An inscription at Prasat Damrei mentions that a huge Lingam was erected on top of a Prang. One of the Sanskrit inscriptions of Prasat Thom, dated 921, mentions the erection of the god Tribhuvaneshvara by Jayavarman IV. Another, in Khmer, of the same date, describes the donations of two dignitaries to the Devaraja (in Khmer: Kamrateng Jagat ta Raja). It is pretty sure that the Lingam and the deity Tribhuvaneshwara are to be identified. However, there is some debate if the idol of the “Godking” Devaraja, which is reported to have been transported to Koh Ker, is this very same Lingam. But usually the main shrine on top of a Khmer temple pyramid sheltered only a Lingam and no figurative idols and were a place of worship for the Devaraja. So usually Devaraja image and Tribhuvaneshvara Lingam are identified in the case of Koh Ker.

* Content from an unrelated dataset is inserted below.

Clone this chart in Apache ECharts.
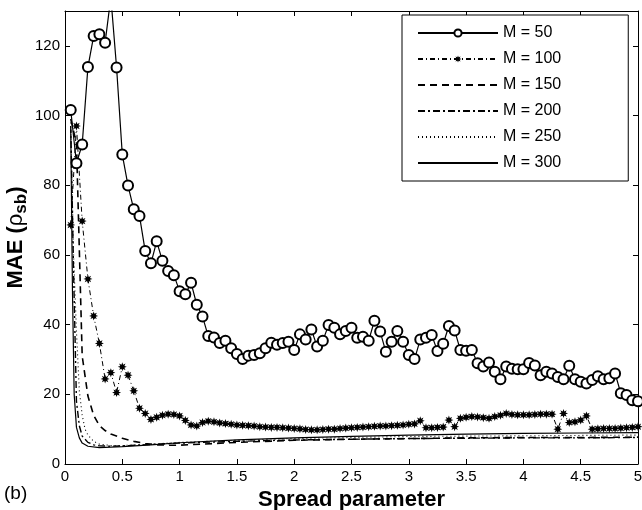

Mound of the White Elephant
There is another structure belonging to the main complex of Koh Ker. Behind the rectangular enclosure of the pyramid’s compound is a conical mound completely overgrown and appearing natural, but actually it is artificial. Locals call it the tomb of the white elephant. White elephants are symbols of royal power in Southeast-Asia. Usually modern Khmer names for ancient structures rarely offer any clues about their historical purpose or meaning, but in this case the modern interpretation could make sense. There is some connection between this second temple mountain and the historic King Jayavarman IV, maybe it even served as his tomb.
However, Parmentier thought the mound might have been a provisional abode of the Devaraja, where this royal idol could have rested before the pyramid was built. But it could be the other way around: The second temple mound could have been a later addition which was never completed.
There is a small path leading to the top, but for security reasons it is closed.